The jury's findings of statutory aggravating circumstances are supported by the evidence and the verdict is factually substantiated.

In reviewing the death penalty in this case, this court has considered the cases appealed since January 1, 1970, in which a death or life sentence was imposed. The similar cases listed in the appendix support affirmance of the death penalty.

Prior to these offenses, appellant has compiled a criminal record that includes convictions for eleven burglaries, one attempted burglary, one simple larceny, one concealed weapon offense, one possession of an unlicensed pistol offense and two escapes. His prison record, entered by the defense, indicates 34 prison offenses while in confinement.

Johnny Mack Westbrook's death sentences for these murders are not excessive or disproportionate to the penalty imposed in similar cases, considering both the crimes and the defendant.

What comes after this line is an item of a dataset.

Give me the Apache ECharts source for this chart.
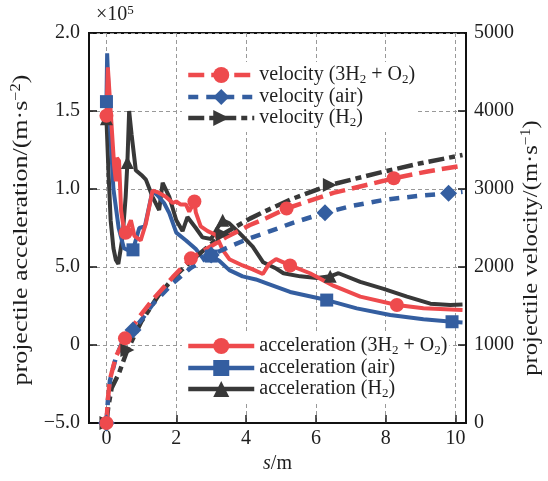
<!DOCTYPE html>
<html><head><meta charset="utf-8">
<script src="https://cdn.jsdelivr.net/npm/echarts@6/dist/echarts.min.js"></script>
<style>html,body{margin:0;padding:0;background:#fff}#c{width:548px;height:481px}</style>
</head><body><div id="c"></div>
<script>
// x axis (s / m)
const xTicks = [0, 2, 4, 6, 8, 10];
// left axis: acceleration in units of 1e4 m/s^2 (labels as printed in the original)
const accTickValues = [-5, 0, 5, 10, 15, 20];
const accTickLabels = ['\u22125.0', '0', '5.0', '1.0', '1.5', '2.0'];
// right axis ticks (m/s)
const velTicks = [0, 1000, 2000, 3000, 4000, 5000];

// acceleration [s (m), a (x1e4 m/s^2)]
const accMix = [[0,14.7],[0.04,17.8],[0.12,15.0],[0.22,11.5],[0.27,10.5],[0.3,12.0],[0.36,11.8],[0.42,8.6],[0.5,7.4],[0.55,7.2],[0.7,8.0],[0.8,7.0],[0.98,6.7],[1.13,7.8],[1.32,9.9],[1.46,9.8],[1.7,9.5],[1.9,9.1],[2.0,9.2],[2.13,9.0],[2.28,9.0],[2.37,8.55],[2.52,9.2],[2.56,8.5],[2.7,7.6],[2.9,7.3],[3.14,7.05],[3.33,6.1],[3.52,5.5],[3.9,5.1],[4.19,4.85],[4.48,4.55],[4.66,5.2],[4.86,5.5],[5.26,5.1],[5.83,4.6],[6.5,3.8],[7.27,3.1],[8.32,2.56],[9.08,2.35],[10.2,2.24]];
const accAir = [[0,15.6],[0.02,18.7],[0.1,14.0],[0.2,10.0],[0.35,7.5],[0.5,6.2],[0.6,6.1],[0.76,6.1],[0.94,7.5],[1.1,7.6],[1.32,9.9],[1.46,9.6],[1.65,9.1],[1.8,8.45],[2.0,7.2],[2.28,6.7],[2.56,6.15],[2.75,5.6],[3.0,5.7],[3.23,5.4],[3.52,4.8],[3.9,4.4],[4.28,4.2],[4.59,3.95],[5.26,3.4],[6.31,2.88],[7.17,2.35],[8.13,1.92],[9.08,1.65],[9.9,1.49],[10.2,1.45]];
const accH2 = [[0,14.5],[0.06,11.0],[0.12,8.0],[0.2,6.2],[0.27,5.45],[0.34,5.2],[0.46,6.9],[0.55,9.5],[0.6,11.7],[0.65,15.0],[0.72,13.5],[0.84,11.2],[1.0,10.9],[1.13,10.6],[1.32,9.5],[1.51,8.65],[1.61,10.4],[1.8,9.5],[2.0,8.0],[2.18,7.3],[2.32,8.2],[2.56,7.5],[2.75,6.9],[3.0,6.8],[3.18,7.5],[3.33,8.0],[3.52,7.8],[3.8,7.2],[4.19,6.3],[4.49,5.3],[4.86,4.9],[5.07,4.6],[5.55,4.4],[6.03,4.3],[6.41,4.4],[6.65,4.6],[7.27,4.05],[7.94,3.6],[8.61,3.1],[9.28,2.65],[9.85,2.56],[10.2,2.6]];

// velocity [s (m), v (m/s)]
const velMix = [[0,0],[0.04,300],[0.1,560],[0.27,850],[0.53,1085],[0.94,1360],[1.32,1580],[1.9,1870],[2.42,2111],[3.42,2380],[4.11,2538],[4.57,2625],[5.16,2750],[6.5,2950],[7.94,3105],[8.23,3137],[9.2,3225],[10.2,3300]];
const velAir = [[0,0],[0.04,280],[0.1,540],[0.27,840],[0.5,1080],[0.76,1192],[1.0,1320],[1.32,1520],[1.9,1790],[2.42,1990],[3.0,2154],[3.62,2280],[4.11,2370],[4.57,2440],[5.3,2560],[6.26,2696],[7.0,2780],[7.94,2860],[8.9,2910],[9.8,2944],[10.2,2965]];
const velH2 = [[0,0],[0.05,200],[0.15,450],[0.36,640],[0.6,936],[1.0,1300],[1.51,1650],[2.0,1900],[2.56,2130],[3.33,2420],[4.11,2620],[4.57,2720],[5.3,2870],[6.4,3051],[7.94,3222],[9.0,3330],[10.2,3436]];

// which points carry a marker
const markMix = [0, 9, 22, 34, 38];
const markAir = [0, 7, 18, 25, 29];
const markH2 = [0, 8, 25, 34];
const markVMix = [0, 4, 8, 12, 15];
const markVAir = [0, 5, 10, 15, 19];
const markVH2 = [0, 4, 9, 13];

const RED = '#ee4a4d', BLUE = '#345ea0', BLACK = '#383838';
const FONT = 'Liberation Serif';
const TXT = '#1e1e1e';

function mk(name, data, color, symbol, size, marks, yIdx, dash, rot) {
  return {
    name, type: 'line', data, yAxisIndex: yIdx,
    symbol, symbolRotate: rot || 0,
    symbolSize: (v, p) => marks.includes(p.dataIndex) ? size : 0,
    showSymbol: true, showAllSymbol: true, smooth: false,
    lineStyle: { color, width: yIdx ? 4.5 : 4, type: dash || 'solid', cap: 'butt' },
    itemStyle: { color, borderWidth: 0 },
    emphasis: { disabled: true }, animation: false
  };
}

const subName = {
  'velocity (3H2 + O2)': '{n|velocity (3H}{s|2}{n| + O}{s|2}{n|)}',
  'velocity (air)': '{n|velocity (air)}',
  'velocity (H2)': '{n|velocity (H}{s|2}{n|)}',
  'acceleration (3H2 + O2)': '{n|acceleration (3H}{s|2}{n| + O}{s|2}{n|)}',
  'acceleration (air)': '{n|acceleration (air)}',
  'acceleration (H2)': '{n|acceleration (H}{s|2}{n|)}'
};
const legendText = {
  fontFamily: FONT, fontSize: 20, color: TXT,
  rich: {
    n: { fontFamily: FONT, fontSize: 20, color: TXT, lineHeight: 22 },
    s: { fontFamily: FONT, fontSize: 13, color: TXT, lineHeight: 12, verticalAlign: 'bottom' }
  }
};
function legend(top, names) {
  return {
    data: names, orient: 'vertical', left: 182, top, itemWidth: 66, itemHeight: 20, itemGap: 1,
    backgroundColor: '#fff', padding: [3, 2, 3, 4],
    formatter: n => subName[n], textStyle: legendText,
    lineStyle: { width: 4.5 }, selectedMode: false
  };
}
const nameRich = {
  n: { fontFamily: FONT, fontSize: 22, fill: TXT, lineHeight: 24 },
  p: { fontFamily: FONT, fontSize: 14, fill: TXT, lineHeight: 13, verticalAlign: 'top' }
};

const chart = echarts.init(document.getElementById('c'), null, { renderer: 'canvas' });
chart.setOption({
  backgroundColor: '#fff',
  animation: false,
  grid: { left: 89, right: 82, top: 33, bottom: 58, show: true, borderColor: '#111', borderWidth: 2 },
  xAxis: {
    type: 'value', min: -0.5, max: 10.3,
    name: '{i|s}{n|/m}', nameLocation: 'middle', nameGap: 30,
    nameTextStyle: { rich: { i: { fontFamily: FONT, fontSize: 20, fontStyle: 'italic', color: TXT }, n: { fontFamily: FONT, fontSize: 20, color: TXT } } },
    axisLine: { onZero: false, lineStyle: { color: '#111', width: 2 } },
    axisTick: { inside: true, length: 8, customValues: xTicks, lineStyle: { color: '#222', width: 1.5 } },
    axisLabel: { customValues: xTicks, fontFamily: FONT, fontSize: 20, color: TXT, margin: 6 },
    splitLine: { show: true, lineStyle: { color: '#999', type: [4, 3], width: 1 } }
  },
  yAxis: [{
    type: 'value', min: -5, max: 20, interval: 5, position: 'left',
    axisLine: { show: true, onZero: false, lineStyle: { color: '#111', width: 2 } },
    axisTick: { show: true, inside: true, length: 8, lineStyle: { color: '#111', width: 1.5 } },
    axisLabel: { fontFamily: FONT, fontSize: 20, color: TXT, margin: 9,
      formatter: v => accTickLabels[accTickValues.indexOf(v)] },
    splitLine: { show: true, lineStyle: { color: '#999', type: [4, 3], width: 1 } }
  }, {
    type: 'value', min: velTicks[0], max: velTicks[velTicks.length - 1], interval: 1000, position: 'right',
    axisLine: { show: true, onZero: false, lineStyle: { color: '#111', width: 2 } },
    axisTick: { show: true, inside: true, length: 8, lineStyle: { color: '#111', width: 1.5 } },
    axisLabel: { fontFamily: FONT, fontSize: 20, color: TXT, margin: 8, formatter: v => String(v) },
    splitLine: { show: false }
  }],
  legend: [
    legend(62, ['velocity (3H2 + O2)', 'velocity (air)', 'velocity (H2)']),
    legend(333, ['acceleration (3H2 + O2)', 'acceleration (air)', 'acceleration (H2)'])
  ],
  graphic: [{
    type: 'text', left: 96, top: 4,
    style: { text: '{n|\u00d710}{p|5}', rich: { n: { fontFamily: FONT, fontSize: 20, fill: TXT, lineHeight: 22 }, p: { fontFamily: FONT, fontSize: 13, fill: TXT, lineHeight: 12, verticalAlign: 'top' } } }
  }, {
    type: 'text', x: 21, y: 230, rotation: Math.PI / 2, scaleX: 1.18,
    style: { text: '{n|projectile acceleration/(m\u00b7s}{p|\u22122}{n|)}', align: 'center', verticalAlign: 'middle', rich: nameRich }
  }, {
    type: 'text', x: 531, y: 248, rotation: Math.PI / 2, scaleX: 1.12,
    style: { text: '{n|projectile velocity/(m\u00b7s}{p|\u22121}{n|)}', align: 'center', verticalAlign: 'middle', rich: nameRich }
  }],
  series: [
    mk('acceleration (H2)', accH2, BLACK, 'triangle', 13, markH2, 0),
    mk('acceleration (air)', accAir, BLUE, 'rect', 13, markAir, 0),
    mk('acceleration (3H2 + O2)', accMix, RED, 'circle', 14, markMix, 0),
    mk('velocity (H2)', velH2, BLACK, 'triangle', 14, markVH2, 1, [16, 5, 6, 5], -90),
    mk('velocity (air)', velAir, BLUE, 'diamond', 17, markVAir, 1, [10, 8]),
    mk('velocity (3H2 + O2)', velMix, RED, 'circle', 14, markVMix, 1, [16, 7])
  ]
});
</script></body></html>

Judgment affirmed. All the Justices concur.

APPENDIX.

House v. State, 232 Ga. 140 (205 SE2d 217) (1974); Gregg v. State, 233 Ga. 117 (210 SE2d 659) (1974); Floyd v. State, 233 Ga. 280 (210 SE2d 810) (1974); Chenault v. State, 234 Ga. 216 (215 SE2d 223) (1975); Smith v. State, 236 Ga. 12 (222 SE2d 308) (1976); Birt v. State, 236 Ga. 815 (225 SE2d 248) (1976); Coleman v. State, 237 Ga. 84 (226 SE2d 911) (1976); Isaacs v. State, 237 Ga. 105 (226 SE2d 922) (1976); Dungee v. State, 237 Ga. 218 (227 SE2d 746) (1976); Banks v. State, 237 Ga. 325 (227 SE2d 380) (1976); Young v. State, 239 Ga. 53 (236 SE2d 1) (1977); Gaddis v. State, 239 Ga. 238 (236 SE2d 594) (1977); Peek v. State, 239 Ga. 422 (238 SE2d 12) (1977).